On Wed, 8 Jul 2015 03:40:29 PM Brian May wrote:
> So it seems the best way of getting Raid1, for the purpose of protecting
> your data if one hard disk fails, is to use Software Raid, and then put
> bttrfs on top? Is this correct?

No.  A scrub of Linux software RAID-1 will result in both disks having 
identical contents, it can copy bad data to the good disk to make it so.  A 
scrub of BTRFS (only one T) will determine which data is correct based on 
checksums and copy good data over bad.
 
> Is it ok to run bttrfs in a VM using virtualized disk? I have heard people
> say you shouldn't do this, because there is no guarantee that data has been
> written to physical disk when requested by the VM. Is this correct? Overly
> paranoid?

I am not aware of any reason why BTRFS might handle that case any worse than 
other filesystems.

One thing that BTRFS doesn't handle well is snapshots of devices.  For example 
if you use LVM to snapshot devices you don't want to use BTRFS in that 
situation.  So if your VMs use LVM volumes for storage then BTRFS isn't a good 
choice.

For some of my virtual servers I create a BTRFS subvolume named /xenstore (or 
whatever seems suitable) and then use files in that for block devices in 
virtual machines (both Xen and KVM handle files as virtual block devices).  
Then I can use BTRFS snapshots of /xenstore to back it up.  In that case I 
COULD use BTRFS for the virtual machines and only make a loopback device of 
one of those files at a time, but I haven't felt the need to.  I think that 
using BTRFS to manage the storage in Dom0 gives adequate data protection and 
snapshot features and Ext3/4 is sufficient for running in the DomU.
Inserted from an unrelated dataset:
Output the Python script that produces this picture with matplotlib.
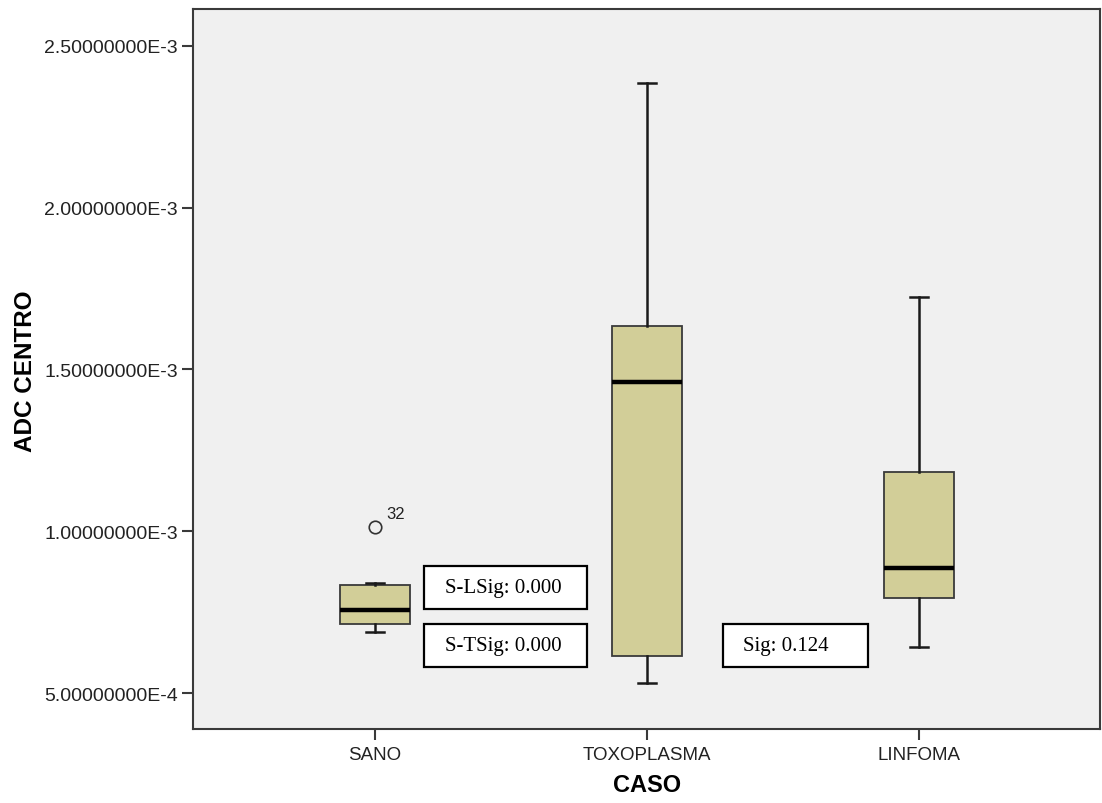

On Thu, 9 Jul 2015 11:35:40 AM Brian May wrote:
> So in other words, using BTRFS RAID-1 is fine if you have exactly two
> disks?

BTRFS RAID-1 is fine if you have more than 1 disk.  But if you have more than 2 
disks then it operates like the Linux Software RAID-10.

The difference is that if you have disks that are 1TB, 2TB, and 3TB running 
BTRFS "RAID-1" you will get 2TB of mirrored storage.  Then if you add another 
1TB disk and do a balance you will get another 500G of free space.

If you lose a single disk then it's no big deal.  If you lose 2 disks then you 
have a problem.  The more disks there are in the array the greater the 
probability of losing 2 of them.

RAID-6 is a good option to solve such problems, but I don't think the BTRFS 
implementation is ready for important data.  The ZFS RAID-6 (AKA RAID-Z2) is 
very solid, but you need all disks to be the same size.